Myers and Vilayphonh continued as a duo, shortening the name to Yellow Rage. In late summer 2001 they performed for HBO's Russell Simmons Def Poetry Jam, the first Asian American women to be filmed on the show. They performed Listen Asshole, remixed into a group poem, based on Vilayphonh's experience speaking Lao in public with her mother and Myers' experience of being mis-identified, which first aired in December 2001.

===Performances===
Yellow Rage has performed all over the U.S. including at the 2001 APIA Spoken Word Summit in Seattle and the 2001 NY International Fringe Festival in the show Asians Misbehavin. In August 2002, the Leeway Foundation awarded Yellow Rage a Windows of Opportunity Grant which enabled them to travel to Oahu, Hawaii where they performed for the local poetry organization/collective Wordstew and attended the Globalization Research Center's Trafficking of Asian Women and Children Conference.
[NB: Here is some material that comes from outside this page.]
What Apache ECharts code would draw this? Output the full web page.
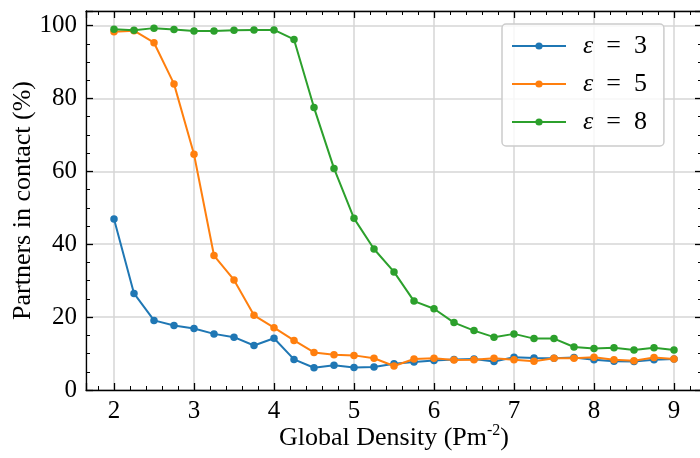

They took part in Philadelphia Ladyfest in March 2003. They have performed alongside many other artists including Ursula Rucker, Pharoahe Monch, Native Guns, The Pacifics, Chops, Dave Chappelle, Beau Sia, Bao Phi, I Was Born With Two Tongues, Danny Hoch, and Black Ice.

==Discography==
They have released two spoken word albums, Black Hair, Brown Eyes, Yellow Rage, Vol. 1 in 2002 and Vol. 2 Handle with Care.